DATASET RECORDS:
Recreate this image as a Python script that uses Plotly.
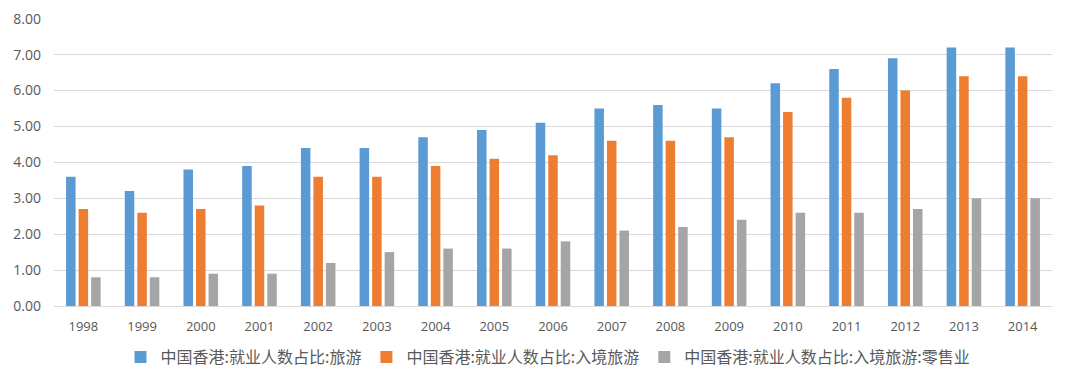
import plotly.graph_objects as go

years = [str(y) for y in range(1998, 2015)]
tourism = [3.6, 3.2, 3.8, 3.9, 4.4, 4.4, 4.7, 4.9, 5.1, 5.5, 5.6, 5.5, 6.2, 6.6, 6.9, 7.2, 7.2]
inbound = [2.7, 2.6, 2.7, 2.8, 3.6, 3.6, 3.9, 4.1, 4.2, 4.6, 4.6, 4.7, 5.4, 5.8, 6.0, 6.4, 6.4]
retail = [0.8, 0.8, 0.9, 0.9, 1.2, 1.5, 1.6, 1.6, 1.8, 2.1, 2.2, 2.4, 2.6, 2.6, 2.7, 3.0, 3.0]
ytick_vals = [0, 1, 2, 3, 4, 5, 6, 7, 8]

names = ["中国香港:就业人数占比:旅游", "中国香港:就业人数占比:入境旅游", "中国香港:就业人数占比:入境旅游:零售业"]
colors = ["#5B9BD5", "#ED7D31", "#A5A5A5"]

fig = go.Figure()
for name, vals, c in zip(names, [tourism, inbound, retail], colors):
    fig.add_trace(go.Bar(x=years, y=vals, name=name, marker=dict(color=c, line=dict(width=0))))

fig.update_layout(
    width=1091, height=382,
    margin=dict(l=46, r=47, t=10, b=84, autoexpand=False),
    paper_bgcolor="white", plot_bgcolor="white",
    barmode="group", bargap=0.36, bargroupgap=0.24,
    font=dict(family="Noto Sans CJK SC, Open Sans, sans-serif", color="#595959", size=13),
    yaxis=dict(range=[0, 8.02], tickmode="array", tickvals=ytick_vals,
               ticktext=[f"{v:.2f}" for v in ytick_vals],
               showgrid=True, gridcolor="#d9d9d9",
               gridwidth=1, zeroline=False, showline=False, ticklabelstandoff=12,
               automargin=False, ticklabeloverflow="allow",
               tickfont=dict(size=14, family="Open Sans, sans-serif")),
    xaxis=dict(showline=True, linecolor="#d9d9d9", linewidth=1, ticks="",
               automargin=False, ticklabelstandoff=8,
               tickfont=dict(size=13, family="Open Sans, sans-serif")),
    legend=dict(orientation="h", x=0.495, xanchor="center", yref="container",
                y=0.086, yanchor="middle",
                font=dict(size=16, color="#595959"), itemwidth=30, traceorder="normal"),
)

fig.write_html("out.html")
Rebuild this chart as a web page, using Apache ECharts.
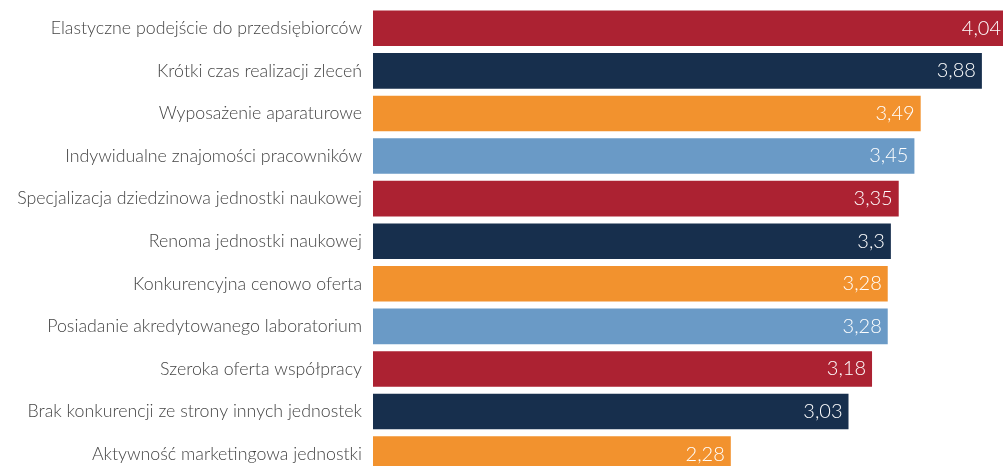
<!DOCTYPE html>
<html>
<head>
<meta charset="utf-8">
<script src="https://cdn.jsdelivr.net/npm/echarts@6/dist/echarts.min.js"></script>
<style>
  html, body { margin: 0; padding: 0; background: #fff; }
  #chart { width: 1003px; height: 466px; }
</style>
</head>
<body>
<div id="chart"></div>
<script>
// Factors rated by respondents (mean score), listed top to bottom
const categories = [
  'Elastyczne podejście do przedsiębiorców',
  'Krótki czas realizacji zleceń',
  'Wyposażenie aparaturowe',
  'Indywidualne znajomości pracowników',
  'Specjalizacja dziedzinowa jednostki naukowej',
  'Renoma jednostki naukowej',
  'Konkurencyjna cenowo oferta',
  'Posiadanie akredytowanego laboratorium',
  'Szeroka oferta współpracy',
  'Brak konkurencji ze strony innych jednostek',
  'Aktywność marketingowa jednostki'
];
const scores = [4.04, 3.88, 3.49, 3.45, 3.35, 3.3, 3.28, 3.28, 3.18, 3.03, 2.28];

// Bars cycle through a four-colour palette
const palette = ['#AC2232', '#172F4D', '#F2922E', '#6A9AC6'];

const chart = echarts.init(document.getElementById('chart'), null, { renderer: 'canvas' });

chart.setOption({
  animation: false,
  grid: {
    left: 373, top: 7, width: 634, height: 468.4,
    containLabel: false,
    outerBoundsMode: 'none'
  },
  xAxis: {
    type: 'value',
    min: 0,
    max: 4.04,
    show: false
  },
  yAxis: {
    type: 'category',
    data: categories,
    inverse: true,
    axisLine: { show: false },
    axisTick: { show: false },
    axisLabel: {
      margin: 11,
      color: '#454545',
      fontFamily: 'Lato',
      fontWeight: 300,
      fontSize: 17.8
    }
  },
  series: [{
    type: 'bar',
    data: scores.map((v, i) => ({ value: v, itemStyle: { color: palette[i % palette.length] } })),
    barCategoryGap: '16.5%',
    label: {
      show: true,
      position: 'insideRight',
      distance: 6,
      color: '#ffffff',
      fontFamily: 'Lato',
      fontWeight: 300,
      fontSize: 20,
      formatter: p => String(p.value).replace('.', ',')
    }
  }]
});
</script>
</body>
</html>
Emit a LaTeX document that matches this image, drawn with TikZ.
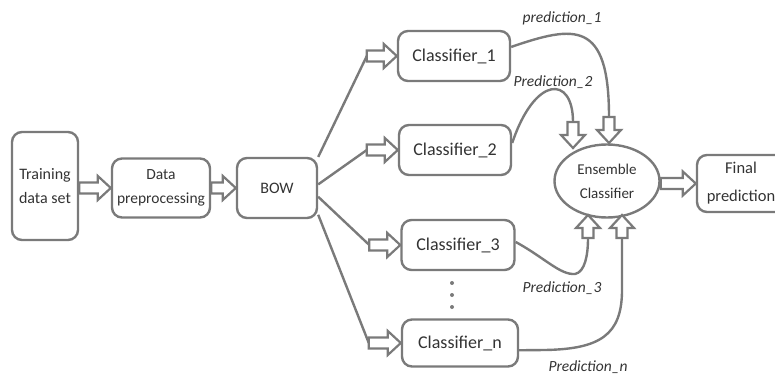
\documentclass[tikz,border=0pt]{standalone}
\usepackage{fontspec}
\setmainfont{Carlito}
\usetikzlibrary{calc,shapes.geometric}
\definecolor{linegray}{HTML}{7A7A7A}
\definecolor{textgray}{HTML}{333333}
% hollow block arrow from #1 (tail) to #2 (tip)
\def\haShaft{5.5pt}
\def\haWing{12pt}
\def\haHead{13pt}
\newcommand\hollowarrow[2]{%
  \draw[hollow] ($(#1)!\haShaft!90:(#2)$)
    -- ($(#2)!\haHead!(#1)!\haShaft!-90:(#1)$)
    -- ($(#2)!\haHead!(#1)!\haWing!-90:(#1)$)
    -- (#2)
    -- ($(#2)!\haHead!(#1)!\haWing!90:(#1)$)
    -- ($(#2)!\haHead!(#1)!\haShaft!90:(#1)$)
    -- ($(#1)!\haShaft!-90:(#2)$) -- cycle;}
\tikzset{
  stagebox/.style={draw=linegray, line width=2.4pt, rounded corners=10pt, inner sep=0pt,
    align=center, text=textgray, font=\fontsize{16}{24}\selectfont},
  clf/.style={stagebox, minimum width=112pt, minimum height=50pt, font=\fontsize{18}{22}\selectfont},
  link/.style={draw=linegray, line width=2.4pt},
  hollow/.style={draw=linegray, line width=2.2pt, fill=white, line join=miter},
  predlabel/.style={text=textgray, font=\fontsize{15.5}{18}\selectfont\itshape, inner sep=0pt},
  dotmark/.style={circle, fill=linegray, inner sep=0pt, minimum size=4pt}
}
\begin{document}
\begin{tikzpicture}[x=1pt,y=-1pt]
\useasboundingbox (0,0) rectangle (775,377);

% pipeline stages
\node[stagebox, minimum width=66pt, minimum height=108pt] (train) at (45,186) {Training\\data set};
\node[stagebox, minimum width=98pt, minimum height=59pt, font=\fontsize{15.5}{24}\selectfont] (prep) at (161,188) {Data\\preprocessing};
\node[stagebox, minimum width=80pt, minimum height=60pt] (bow) at (277,188) {BOW};

% base classifiers
\node[clf] (c1) at (454,56) {Classifier\_1};
\node[clf] (c2) at (455,150) {Classifier\_2};
\node[clf, minimum width=113pt] (c3) at (458,245) {Classifier\_3};
\node[clf, minimum width=116pt, minimum height=47pt] (cn) at (460,343) {Classifier\_n};
\node[dotmark] (d1) at (452,283) {};
\node[dotmark] (d2) at (452,295) {};
\node[dotmark] (d3) at (452,307) {};

% ensemble and output
\node[draw=linegray, line width=2.4pt, ellipse, minimum width=105pt, minimum height=73pt,
  inner sep=0pt, align=center, text=textgray, font=\fontsize{15}{24}\selectfont] (ens) at (607,181) {Ensemble\\Classifier};
\node[stagebox, minimum width=88pt, minimum height=57pt, font=\fontsize{16.5}{28}\selectfont] (final) at (741,183.5) {Final\\prediction};

% tails of the block arrows
\coordinate (trainout) at (train.east |- prep.west);
\coordinate (s1) at ($(c1.west)+(-30,0)$);
\coordinate (s2) at ($(c2.west)+(-31,0)$);
\coordinate (s3) at ($(c3.west)+(-31,0)$);
\coordinate (sn) at ($(cn.west)+(-32,0)$);
\coordinate (p1s) at (609,117);
\coordinate (p1t) at (609,143);
\coordinate (p2s) at (573,122);
\coordinate (p2t) at (573,148);
\coordinate (p3s) at (588,238);
\coordinate (p3t) at (588,215);
\coordinate (pns) at (622,238);
\coordinate (pnt) at (622,215);
\coordinate (ensout) at (ens.east |- final.west);

% fan-out from BOW
\draw[link] (bow.37) -- (s1);
\draw[link] (bow.5) -- (s2);
\draw[link] (bow.-12) -- (s3);
\draw[link] (bow.-33) -- (sn);

% predictions into the ensemble
\draw[link] (c1.9) .. controls (575,25) and (609,20) .. (p1s);
\draw[link] (c2.7) .. controls (535,75) and (573,75) .. (p2s);
\draw[link] (c3.3) .. controls (545,258) and (560,275) .. (575,274)
  .. controls (585,272) and (588,255) .. (p3s);
\draw[link] (cn.-7) -- (545,350) .. controls (600,349) and (622,335) .. (622,290) -- (pns);

% block arrows
\hollowarrow{trainout}{prep.west}
\hollowarrow{prep.east}{bow.west}
\hollowarrow{s1}{c1.west}
\hollowarrow{s2}{c2.west}
\hollowarrow{s3}{c3.west}
\hollowarrow{sn}{cn.west}
\hollowarrow{p1s}{p1t}
\hollowarrow{p2s}{p2t}
\hollowarrow{p3s}{p3t}
\hollowarrow{pns}{pnt}
\hollowarrow{ensout}{final.west}

% prediction labels
\node[predlabel] (l1) at (562,18) {prediction\_1};
\node[predlabel] (l2) at (553,82) {Prediction\_2};
\node[predlabel] (l3) at (562,288) {Prediction\_3};
\node[predlabel] (ln) at (588,367) {Prediction\_n};
\end{tikzpicture}
\end{document}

TASK TO CARRY OUT: Set down again, exactly, the lines of the material above from its first line to the one with "name=name, marker=dict(color=c, line=dict(width=0))))", inclusive. Leave the pictures out.

WRITTEN RESPONSE:
Recreate this image as a Python script that uses Plotly.
import plotly.graph_objects as go

years = [str(y) for y in range(1998, 2015)]
tourism = [3.6, 3.2, 3.8, 3.9, 4.4, 4.4, 4.7, 4.9, 5.1, 5.5, 5.6, 5.5, 6.2, 6.6, 6.9, 7.2, 7.2]
inbound = [2.7, 2.6, 2.7, 2.8, 3.6, 3.6, 3.9, 4.1, 4.2, 4.6, 4.6, 4.7, 5.4, 5.8, 6.0, 6.4, 6.4]
retail = [0.8, 0.8, 0.9, 0.9, 1.2, 1.5, 1.6, 1.6, 1.8, 2.1, 2.2, 2.4, 2.6, 2.6, 2.7, 3.0, 3.0]
ytick_vals = [0, 1, 2, 3, 4, 5, 6, 7, 8]

names = ["中国香港:就业人数占比:旅游", "中国香港:就业人数占比:入境旅游", "中国香港:就业人数占比:入境旅游:零售业"]
colors = ["#5B9BD5", "#ED7D31", "#A5A5A5"]

fig = go.Figure()
for name, vals, c in zip(names, [tourism, inbound, retail], colors):
    fig.add_trace(go.Bar(x=years, y=vals, name=name, marker=dict(color=c, line=dict(width=0))))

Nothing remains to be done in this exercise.